From The Desk Of Martin Carr: Pubs

Martin Carr first made a name for himself in the early ’90s as the guitarist/songwriter of the Boo Radleys, whose Everything’s Alright Forever (1992), Giant Steps (1993) and Wake Up! (1995) remain essential listening from the Britpop era. The Boos disbanded in 1999, and Carr began releasing records under the bravecaptain moniker for the better part of a decade before issuing Ye Gods (And Little Fishes) under his own name in 2009. Carr is back with third solo LP New Shapes Of Life (Tapete), a compact, sophisticated and personal pop album inspired in part by the death of David Bowie. Carr will be guest editing all week.

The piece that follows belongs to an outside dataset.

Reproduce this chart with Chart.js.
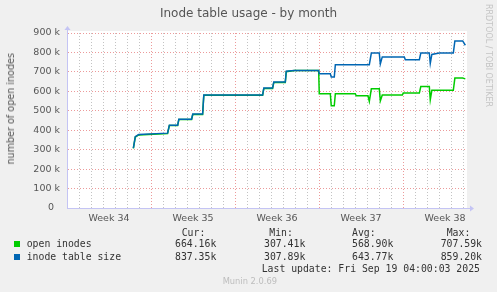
<!DOCTYPE html>
<html>
<head>
<meta charset="utf-8">
<script src="https://cdn.jsdelivr.net/npm/chart.js@4/dist/chart.umd.min.js"></script>
<style>
body { margin: 0; background: #f0f0f0; }
#wrap { position: relative; width: 497px; height: 292px; overflow: hidden; }
#c { display: block; }
.t { position: absolute; white-space: pre; line-height: 12px; font-family: 'DejaVu Sans Mono', monospace; font-size: 9.8px; color: #333; }
.box { position: absolute; width: 6px; height: 6px; }
</style>
</head>
<body>
<div id="wrap">
<canvas id="c" width="497" height="292"></canvas>
</div>
<script>
// x in days since start of week 34, y in thousands
var weekLabels = ['Week 34', 'Week 35', 'Week 36', 'Week 37', 'Week 38'];

var openDays = [5.53, 5.69, 5.97, 8.38, 8.53, 9.22, 9.32, 10.38, 10.48, 11.3, 11.4, 16.3, 16.4, 17.13, 17.23, 18.19, 18.27, 18.94, 20.97, 21.02, 21.94, 22.02, 22.27, 22.36, 24.02, 24.1, 25.08, 25.19, 25.36, 26.02, 26.11, 26.27, 27.94, 28.02, 29.36, 29.48, 30.19, 30.27, 30.4, 32.19, 32.32, 32.97, 33.19];
var openInodes = [307, 365, 376, 383, 424, 424, 455, 455, 481, 481, 580, 580, 615, 615, 646, 646, 701, 707, 707, 588, 588, 526, 526, 588, 588, 577, 577, 548, 613, 613, 551, 581, 581, 591, 591, 625, 625, 557, 605, 605, 668, 668, 664];

var tableDays = [5.53, 5.69, 5.97, 8.38, 8.53, 9.22, 9.32, 10.38, 10.48, 11.3, 11.4, 16.3, 16.4, 17.13, 17.23, 18.19, 18.27, 18.94, 20.97, 21.02, 21.94, 22.02, 22.27, 22.36, 25.19, 25.36, 26.02, 26.11, 26.27, 28.11, 28.19, 29.36, 29.48, 30.19, 30.27, 30.4, 31.02, 32.19, 32.32, 32.97, 33.19];
var tableSize = [308, 367, 378, 385, 426, 426, 457, 457, 483, 483, 581, 581, 617, 617, 648, 648, 703, 707, 707, 690, 690, 674, 674, 737, 737, 797, 797, 741, 777, 777, 763, 763, 797, 797, 744, 790, 797, 797, 859, 859, 837];

var seriesNames = ['open inodes', 'inode table size'];
var curVals = ['664.16k', '837.35k'];
var minVals = ['307.41k', '307.89k'];
var avgVals = ['568.90k', '643.77k'];
var maxVals = ['707.59k', '859.20k'];
var lastUpdate = 'Last update: Fri Sep 19 04:00:03 2025';

var majorGrid = 'rgba(230,120,120,0.75)';
var minorGrid = 'rgba(170,170,170,0.7)';
var axisColor = '#c4c4f4';

function points(xs, ys) {
    var out = [];
    for (var i = 0; i < xs.length; i++) out.push({ x: xs[i], y: ys[i] * 1000 });
    return out;
}

var plotBg = {
    id: 'plotBg',
    beforeDraw: function (chart) {
        var a = chart.chartArea, ctx = chart.ctx;
        ctx.save();
        ctx.fillStyle = '#ffffff';
        ctx.fillRect(a.left, a.top - 2, a.right - a.left, a.bottom - a.top + 2);
        ctx.restore();
    }
};

// little arrow heads at the end of the axes
var arrows = {
    id: 'arrows',
    afterDraw: function (chart) {
        var a = chart.chartArea, ctx = chart.ctx;
        var x = Math.round(a.left) + 0.5, y = Math.round(a.bottom) + 0.5;
        ctx.save();
        ctx.strokeStyle = axisColor;
        ctx.fillStyle = axisColor;
        ctx.lineWidth = 1;
        ctx.beginPath();
        ctx.moveTo(x, a.top); ctx.lineTo(x, a.top - 3);
        ctx.moveTo(a.right, y); ctx.lineTo(a.right + 3, y);
        ctx.stroke();
        ctx.beginPath();
        ctx.moveTo(x - 3, a.top - 3); ctx.lineTo(x + 3, a.top - 3); ctx.lineTo(x, a.top - 7); ctx.closePath();
        ctx.fill();
        ctx.beginPath();
        ctx.moveTo(a.right + 3, y - 3); ctx.lineTo(a.right + 3, y + 3); ctx.lineTo(a.right + 7, y); ctx.closePath();
        ctx.fill();
        ctx.restore();
    }
};

Chart.defaults.font.family = 'DejaVu Sans';

new Chart(document.getElementById('c'), {
    type: 'line',
    data: {
        datasets: [{
            label: seriesNames[0],
            data: points(openDays, openInodes),
            borderColor: '#00cc00',
            borderWidth: 1.5,
            pointRadius: 0,
            order: 2
        }, {
            label: seriesNames[1],
            data: points(tableDays, tableSize),
            borderColor: '#0066b3',
            borderWidth: 1.5,
            pointRadius: 0,
            order: 1
        }]
    },
    options: {
        responsive: false,
        animation: false,
        layout: { padding: 0 },
        plugins: {
            legend: { display: false },
            tooltip: { enabled: false },
            title: {
                display: true,
                text: 'Inode table usage - by month',
                color: '#555',
                font: { size: 12, weight: 'normal' },
                padding: { top: 7, bottom: 11.6 }
            }
        },
        scales: {
            x: {
                type: 'linear',
                min: 0,
                max: 33.33,
                afterBuildTicks: function (s) {
                    s.ticks = [];
                    for (var i = 0; i <= 66; i++) s.ticks.push({ value: i / 2 });
                },
                afterFit: function (s) { s.height = 84; },
                ticks: {
                    autoSkip: false,
                    maxRotation: 0,
                    padding: 5,
                    color: '#555',
                    font: { size: 9.5 },
                    callback: function (v) {
                        return (v % 7 === 3.5) ? weekLabels[Math.floor(v / 7)] : '';
                    }
                },
                grid: {
                    drawTicks: false,
                    color: function (ctx) {
                        var v = ctx.tick.value;
                        if (v % 1 !== 0) return 'rgba(0,0,0,0)';
                        return v % 7 === 0 ? majorGrid : minorGrid;
                    }
                },
                border: { color: axisColor, dash: [1, 2] }
            },
            y: {
                min: 0,
                max: 900000,
                afterBuildTicks: function (s) {
                    s.ticks = [];
                    for (var v = 0; v <= 900000; v += 50000) s.ticks.push({ value: v });
                },
                afterFit: function (s) { s.width = 67; },
                ticks: {
                    padding: 7,
                    color: '#555',
                    font: { size: 9.5 },
                    callback: function (v) {
                        if (v % 100000 !== 0) return '';
                        return v === 0 ? '0  ' : (v / 1000) + ' k';
                    }
                },
                grid: {
                    drawTicks: false,
                    color: function (ctx) {
                        return ctx.tick.value % 100000 === 0 ? majorGrid : minorGrid;
                    }
                },
                border: { color: axisColor, dash: [1, 2] }
            },
            // empty right margin so the title centres on the whole image
            yPad: {
                type: 'linear',
                axis: 'y',
                position: 'right',
                display: true,
                grid: { display: false },
                ticks: { display: false },
                border: { display: false },
                afterFit: function (s) { s.width = 30; }
            }
        }
    },
    plugins: [plotBg, arrows]
});

// legend / stats block under the graph
var wrap = document.getElementById('wrap');
function put(text, left, cy, style) {
    var d = document.createElement('div');
    d.className = 't';
    d.textContent = text;
    d.style.left = left + 'px';
    d.style.top = (cy - 6) + 'px';
    if (style) for (var k in style) d.style[k] = style[k];
    wrap.appendChild(d);
    return d;
}

var yt = put('number of open inodes', 11, 109, { fontFamily: 'DejaVu Sans', fontSize: '9.6px', color: '#555' });
yt.style.left = '0px';
yt.style.transformOrigin = '0 0';
yt.style.transform = 'translate(' + (11 - 6) + 'px, ' + (109 + yt.offsetWidth / 2 + 6) + 'px) rotate(-90deg)';
yt.style.top = '-6px';

put('Cur:', 181.7, 232.7);
put('Min:', 269.3, 232.7);
put('Avg:', 352, 232.7);
put('Max:', 446.7, 232.7);

var rowY = [244.3, 256.7];
var boxColors = ['#00cc00', '#0066b3'];
for (var i = 0; i < seriesNames.length; i++) {
    var b = document.createElement('div');
    b.className = 'box';
    b.style.left = '14px';
    b.style.top = (rowY[i] - 3) + 'px';
    b.style.background = boxColors[i];
    wrap.appendChild(b);
    put(seriesNames[i], 26.7, rowY[i]);
    put(curVals[i], 175, rowY[i]);
    put(minVals[i], 264, rowY[i]);
    put(avgVals[i], 352, rowY[i]);
    put(maxVals[i], 440.7, rowY[i]);
}
put(lastUpdate, 261.7, 269);
put('Munin 2.0.69', 222.7, 280.7, { fontFamily: 'DejaVu Sans', fontSize: '8.3px', color: '#bdbdbd' });
put('RRDTOOL / TOBI OETIKER', 484, 50, { fontFamily: 'DejaVu Sans', fontSize: '8px', color: '#c4c4c4', writingMode: 'vertical-rl', top: '4px', lineHeight: '9px' });
</script>
</body>
</html>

Carr: If I had to choose one room in which to spend the rest of my life it would be in a pub. The Lexington in London, perhaps, or The War Room in Ye Cracke in Liverpool, The Chain Locker in Falmouth or The Lansdowne in Cardiff. They aren’t the same as the pubs I frequented as a youth, packed and noisy with clouds of smoke hanging from the ceiling, but they are comfortable and safe and I feel at home in these places, whether I’m having a quiet pint on my own or two or three with friends. There is a pub where I grew up called The Cheshire Cheese, and me and my mate Sice would stand outside as kids waiting for the door to open so we could take in that lovely warm pub smell, beer and cigarettes, aftershave and perfume, and hear the raucous shouts and laughter. Many of the pubs that I have loved have been torn down, but they’re still here in my heart and soul.